How many lines in these records hold the string "this"? State only that number.

===============

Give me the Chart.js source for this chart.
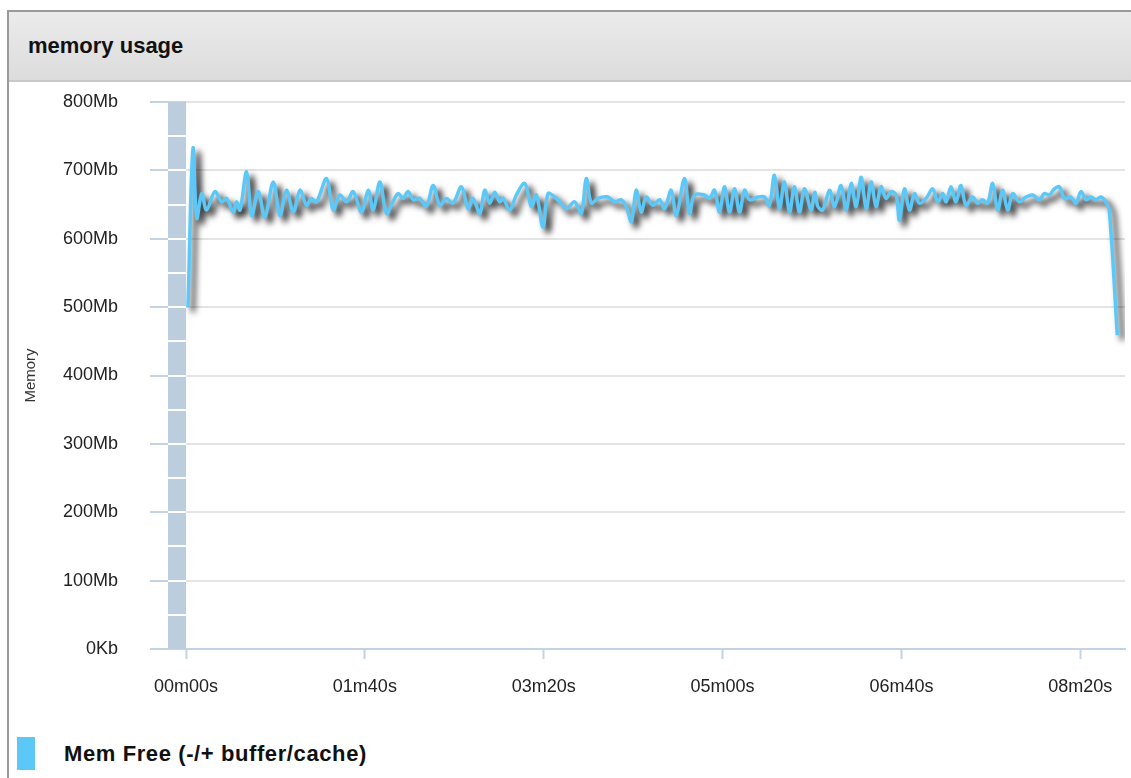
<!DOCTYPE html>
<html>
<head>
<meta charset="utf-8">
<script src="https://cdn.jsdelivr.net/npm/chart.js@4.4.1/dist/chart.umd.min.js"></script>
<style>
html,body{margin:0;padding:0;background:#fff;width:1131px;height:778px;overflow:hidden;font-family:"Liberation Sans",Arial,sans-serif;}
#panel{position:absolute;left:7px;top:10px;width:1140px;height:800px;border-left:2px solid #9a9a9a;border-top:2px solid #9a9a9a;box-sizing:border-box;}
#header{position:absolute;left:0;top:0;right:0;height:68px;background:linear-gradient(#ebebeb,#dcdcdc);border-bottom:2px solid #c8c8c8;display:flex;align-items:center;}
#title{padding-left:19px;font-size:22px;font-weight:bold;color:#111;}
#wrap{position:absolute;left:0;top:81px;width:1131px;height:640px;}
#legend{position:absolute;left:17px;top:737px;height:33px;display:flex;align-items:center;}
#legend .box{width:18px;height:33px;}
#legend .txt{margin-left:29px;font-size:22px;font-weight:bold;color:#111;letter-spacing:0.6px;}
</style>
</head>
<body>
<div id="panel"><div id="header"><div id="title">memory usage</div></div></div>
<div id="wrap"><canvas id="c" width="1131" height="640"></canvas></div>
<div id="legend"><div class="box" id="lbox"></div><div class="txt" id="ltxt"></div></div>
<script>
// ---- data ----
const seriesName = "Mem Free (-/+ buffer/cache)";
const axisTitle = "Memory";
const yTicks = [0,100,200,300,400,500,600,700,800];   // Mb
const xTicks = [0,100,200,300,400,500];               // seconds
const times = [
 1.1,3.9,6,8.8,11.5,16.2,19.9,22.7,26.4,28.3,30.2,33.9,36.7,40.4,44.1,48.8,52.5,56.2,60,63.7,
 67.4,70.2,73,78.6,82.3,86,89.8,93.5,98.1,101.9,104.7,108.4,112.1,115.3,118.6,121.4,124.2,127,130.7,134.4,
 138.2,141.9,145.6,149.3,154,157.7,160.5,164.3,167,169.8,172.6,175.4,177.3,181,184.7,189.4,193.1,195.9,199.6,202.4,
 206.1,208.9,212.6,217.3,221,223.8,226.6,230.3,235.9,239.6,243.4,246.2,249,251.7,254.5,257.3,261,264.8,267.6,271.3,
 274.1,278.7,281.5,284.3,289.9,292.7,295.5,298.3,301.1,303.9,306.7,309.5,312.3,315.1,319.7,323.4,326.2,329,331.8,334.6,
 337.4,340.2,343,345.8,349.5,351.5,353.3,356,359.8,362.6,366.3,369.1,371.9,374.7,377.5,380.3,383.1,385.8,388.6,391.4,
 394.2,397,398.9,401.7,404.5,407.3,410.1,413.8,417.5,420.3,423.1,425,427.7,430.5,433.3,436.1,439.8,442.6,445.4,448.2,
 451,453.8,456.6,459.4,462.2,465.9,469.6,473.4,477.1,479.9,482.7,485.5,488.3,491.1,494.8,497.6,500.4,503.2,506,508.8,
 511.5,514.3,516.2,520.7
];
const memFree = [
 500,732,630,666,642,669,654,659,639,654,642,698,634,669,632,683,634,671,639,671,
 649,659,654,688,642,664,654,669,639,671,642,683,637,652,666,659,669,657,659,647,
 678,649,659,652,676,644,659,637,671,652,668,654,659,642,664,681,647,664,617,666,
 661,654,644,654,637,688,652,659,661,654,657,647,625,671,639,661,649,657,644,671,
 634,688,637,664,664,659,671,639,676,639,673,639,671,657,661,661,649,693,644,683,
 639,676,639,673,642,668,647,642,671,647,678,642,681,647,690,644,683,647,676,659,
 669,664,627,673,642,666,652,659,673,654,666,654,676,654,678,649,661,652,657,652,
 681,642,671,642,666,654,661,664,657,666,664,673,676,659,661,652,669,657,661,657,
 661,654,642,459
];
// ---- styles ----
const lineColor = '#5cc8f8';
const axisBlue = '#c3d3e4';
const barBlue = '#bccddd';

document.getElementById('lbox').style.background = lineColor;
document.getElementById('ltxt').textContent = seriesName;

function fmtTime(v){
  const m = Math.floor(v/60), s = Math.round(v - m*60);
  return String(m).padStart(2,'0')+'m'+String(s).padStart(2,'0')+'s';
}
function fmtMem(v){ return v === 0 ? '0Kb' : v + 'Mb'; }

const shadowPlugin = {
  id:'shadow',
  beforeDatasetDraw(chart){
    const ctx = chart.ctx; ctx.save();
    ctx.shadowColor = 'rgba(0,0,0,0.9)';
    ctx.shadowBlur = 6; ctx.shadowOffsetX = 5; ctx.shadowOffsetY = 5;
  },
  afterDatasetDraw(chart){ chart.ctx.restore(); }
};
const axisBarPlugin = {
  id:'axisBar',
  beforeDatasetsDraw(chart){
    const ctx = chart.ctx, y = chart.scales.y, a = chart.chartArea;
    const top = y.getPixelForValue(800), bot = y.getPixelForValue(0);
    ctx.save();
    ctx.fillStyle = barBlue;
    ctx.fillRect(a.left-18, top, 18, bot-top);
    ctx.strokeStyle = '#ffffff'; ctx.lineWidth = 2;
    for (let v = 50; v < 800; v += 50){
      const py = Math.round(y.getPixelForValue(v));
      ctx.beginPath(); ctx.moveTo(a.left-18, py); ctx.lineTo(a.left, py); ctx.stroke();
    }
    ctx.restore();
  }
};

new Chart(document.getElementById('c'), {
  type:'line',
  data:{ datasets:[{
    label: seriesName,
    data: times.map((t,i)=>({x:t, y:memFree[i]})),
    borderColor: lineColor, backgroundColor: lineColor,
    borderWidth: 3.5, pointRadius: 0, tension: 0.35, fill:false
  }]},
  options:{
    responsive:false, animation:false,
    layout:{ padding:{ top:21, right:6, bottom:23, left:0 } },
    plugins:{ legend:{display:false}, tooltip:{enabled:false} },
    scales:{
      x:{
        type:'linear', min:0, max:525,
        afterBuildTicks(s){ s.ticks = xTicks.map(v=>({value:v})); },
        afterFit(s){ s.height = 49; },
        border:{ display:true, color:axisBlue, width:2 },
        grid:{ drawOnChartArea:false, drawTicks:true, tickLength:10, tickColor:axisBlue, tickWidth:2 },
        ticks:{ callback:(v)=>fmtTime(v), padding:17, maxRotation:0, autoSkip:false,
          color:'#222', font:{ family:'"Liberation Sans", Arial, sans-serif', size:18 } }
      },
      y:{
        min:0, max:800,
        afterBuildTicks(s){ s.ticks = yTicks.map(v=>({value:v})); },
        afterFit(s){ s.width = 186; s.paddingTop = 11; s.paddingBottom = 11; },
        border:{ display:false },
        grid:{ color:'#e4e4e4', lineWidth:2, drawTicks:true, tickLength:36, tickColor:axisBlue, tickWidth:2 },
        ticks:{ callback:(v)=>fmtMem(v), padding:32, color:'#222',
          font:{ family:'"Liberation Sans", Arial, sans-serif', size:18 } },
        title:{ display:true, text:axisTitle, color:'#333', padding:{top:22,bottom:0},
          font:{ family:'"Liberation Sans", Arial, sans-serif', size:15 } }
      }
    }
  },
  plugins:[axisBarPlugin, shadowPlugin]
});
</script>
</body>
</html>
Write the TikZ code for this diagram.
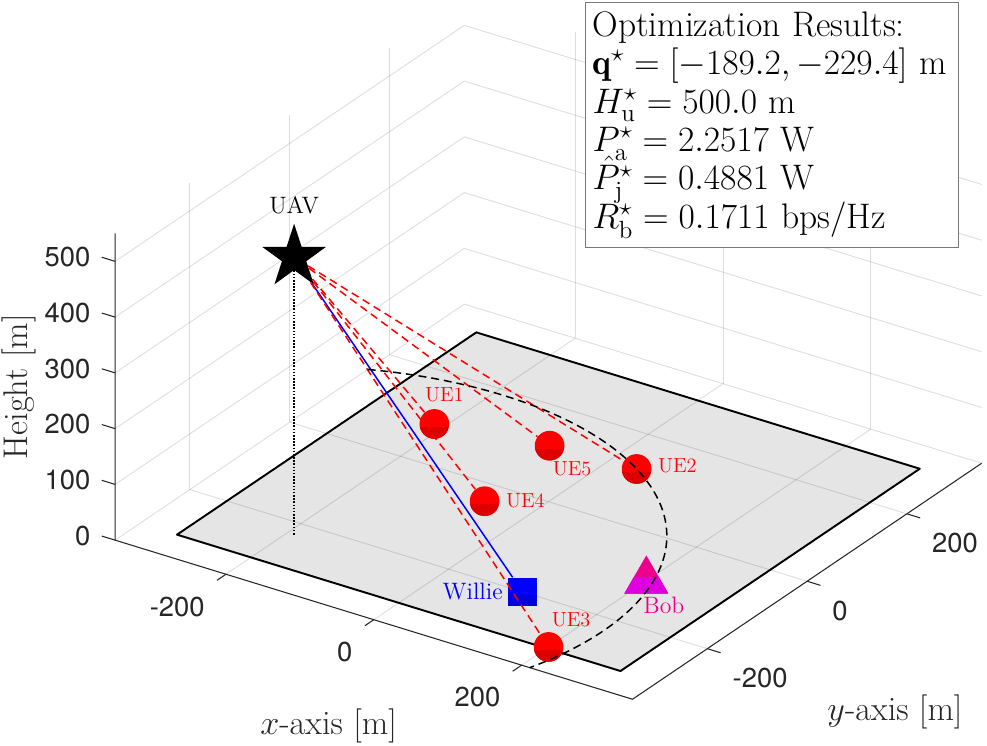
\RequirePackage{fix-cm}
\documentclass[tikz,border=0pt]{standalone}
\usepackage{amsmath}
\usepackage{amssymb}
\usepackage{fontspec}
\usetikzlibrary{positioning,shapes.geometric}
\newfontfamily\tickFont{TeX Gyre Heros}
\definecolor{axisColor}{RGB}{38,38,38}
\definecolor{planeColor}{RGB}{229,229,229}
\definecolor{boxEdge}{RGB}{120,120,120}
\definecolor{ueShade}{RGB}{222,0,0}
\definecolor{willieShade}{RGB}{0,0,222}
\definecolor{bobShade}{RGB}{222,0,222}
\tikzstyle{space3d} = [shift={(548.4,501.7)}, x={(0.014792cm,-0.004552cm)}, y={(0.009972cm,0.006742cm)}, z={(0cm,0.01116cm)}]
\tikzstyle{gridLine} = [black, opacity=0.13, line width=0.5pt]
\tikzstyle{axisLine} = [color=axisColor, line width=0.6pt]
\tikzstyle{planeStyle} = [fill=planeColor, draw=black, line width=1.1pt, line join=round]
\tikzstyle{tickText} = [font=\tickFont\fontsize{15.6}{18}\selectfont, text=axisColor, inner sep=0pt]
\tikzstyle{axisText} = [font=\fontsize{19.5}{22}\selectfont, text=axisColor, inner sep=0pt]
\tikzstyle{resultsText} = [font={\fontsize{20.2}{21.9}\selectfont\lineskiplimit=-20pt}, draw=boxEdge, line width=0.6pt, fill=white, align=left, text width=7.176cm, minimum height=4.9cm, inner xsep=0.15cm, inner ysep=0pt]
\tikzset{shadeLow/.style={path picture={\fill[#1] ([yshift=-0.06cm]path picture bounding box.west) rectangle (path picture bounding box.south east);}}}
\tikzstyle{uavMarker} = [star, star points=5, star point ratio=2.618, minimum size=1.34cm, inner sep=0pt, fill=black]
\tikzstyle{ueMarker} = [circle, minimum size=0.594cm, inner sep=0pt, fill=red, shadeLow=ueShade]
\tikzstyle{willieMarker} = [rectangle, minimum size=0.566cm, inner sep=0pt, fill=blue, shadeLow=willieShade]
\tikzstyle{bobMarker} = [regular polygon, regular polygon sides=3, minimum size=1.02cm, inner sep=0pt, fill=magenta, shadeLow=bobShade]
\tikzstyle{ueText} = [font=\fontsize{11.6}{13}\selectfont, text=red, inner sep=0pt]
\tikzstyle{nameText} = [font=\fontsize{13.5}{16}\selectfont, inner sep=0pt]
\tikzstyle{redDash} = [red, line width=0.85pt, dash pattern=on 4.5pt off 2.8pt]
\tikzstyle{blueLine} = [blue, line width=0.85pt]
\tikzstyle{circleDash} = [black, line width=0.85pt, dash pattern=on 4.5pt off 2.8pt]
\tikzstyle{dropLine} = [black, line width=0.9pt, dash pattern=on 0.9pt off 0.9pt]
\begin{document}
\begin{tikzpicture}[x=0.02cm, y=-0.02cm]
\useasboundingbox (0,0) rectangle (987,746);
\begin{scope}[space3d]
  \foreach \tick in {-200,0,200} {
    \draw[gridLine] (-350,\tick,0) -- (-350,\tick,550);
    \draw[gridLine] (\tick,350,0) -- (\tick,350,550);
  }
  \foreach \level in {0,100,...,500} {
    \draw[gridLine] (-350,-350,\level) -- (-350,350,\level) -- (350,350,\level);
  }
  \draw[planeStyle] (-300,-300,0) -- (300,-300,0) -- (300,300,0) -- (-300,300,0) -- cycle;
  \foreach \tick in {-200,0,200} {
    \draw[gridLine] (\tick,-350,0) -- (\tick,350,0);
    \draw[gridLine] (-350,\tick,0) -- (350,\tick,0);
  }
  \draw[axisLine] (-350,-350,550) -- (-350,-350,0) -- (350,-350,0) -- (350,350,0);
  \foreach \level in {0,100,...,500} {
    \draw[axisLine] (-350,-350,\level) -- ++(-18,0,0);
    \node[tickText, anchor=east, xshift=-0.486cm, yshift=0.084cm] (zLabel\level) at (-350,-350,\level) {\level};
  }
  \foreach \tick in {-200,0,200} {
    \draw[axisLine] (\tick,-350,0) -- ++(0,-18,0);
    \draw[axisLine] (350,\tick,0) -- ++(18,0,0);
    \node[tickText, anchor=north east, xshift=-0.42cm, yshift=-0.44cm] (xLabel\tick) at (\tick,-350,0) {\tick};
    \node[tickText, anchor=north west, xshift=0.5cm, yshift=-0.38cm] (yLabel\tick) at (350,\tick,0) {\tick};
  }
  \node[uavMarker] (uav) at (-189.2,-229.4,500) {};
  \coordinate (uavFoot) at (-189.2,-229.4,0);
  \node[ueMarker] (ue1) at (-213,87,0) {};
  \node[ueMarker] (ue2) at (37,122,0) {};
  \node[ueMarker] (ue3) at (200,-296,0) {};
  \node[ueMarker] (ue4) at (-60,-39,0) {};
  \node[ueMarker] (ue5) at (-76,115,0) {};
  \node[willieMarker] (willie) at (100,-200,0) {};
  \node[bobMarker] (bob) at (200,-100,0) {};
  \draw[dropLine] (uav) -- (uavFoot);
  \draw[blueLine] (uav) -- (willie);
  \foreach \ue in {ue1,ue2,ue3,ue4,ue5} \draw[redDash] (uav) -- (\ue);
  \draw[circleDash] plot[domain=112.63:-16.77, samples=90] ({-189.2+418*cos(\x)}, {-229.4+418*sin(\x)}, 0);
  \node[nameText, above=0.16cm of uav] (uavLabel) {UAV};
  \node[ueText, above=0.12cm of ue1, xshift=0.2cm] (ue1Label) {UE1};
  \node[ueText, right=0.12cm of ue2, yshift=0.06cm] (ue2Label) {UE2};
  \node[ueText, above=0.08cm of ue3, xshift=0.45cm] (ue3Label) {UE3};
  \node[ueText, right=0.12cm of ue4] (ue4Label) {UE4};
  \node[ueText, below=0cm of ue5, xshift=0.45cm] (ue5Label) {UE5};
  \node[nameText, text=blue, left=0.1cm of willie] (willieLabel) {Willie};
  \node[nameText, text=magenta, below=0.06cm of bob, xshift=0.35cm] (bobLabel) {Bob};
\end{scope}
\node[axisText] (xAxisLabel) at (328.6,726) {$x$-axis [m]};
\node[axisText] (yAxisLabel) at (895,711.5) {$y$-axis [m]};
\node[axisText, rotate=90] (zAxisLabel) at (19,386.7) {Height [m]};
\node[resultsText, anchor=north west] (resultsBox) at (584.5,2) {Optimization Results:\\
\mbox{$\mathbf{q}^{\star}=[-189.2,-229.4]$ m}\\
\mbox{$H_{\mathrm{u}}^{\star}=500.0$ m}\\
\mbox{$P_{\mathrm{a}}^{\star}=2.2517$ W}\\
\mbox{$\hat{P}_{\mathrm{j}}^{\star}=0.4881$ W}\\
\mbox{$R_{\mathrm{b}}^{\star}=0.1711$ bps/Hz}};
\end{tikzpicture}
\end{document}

===============

Worked solution | 2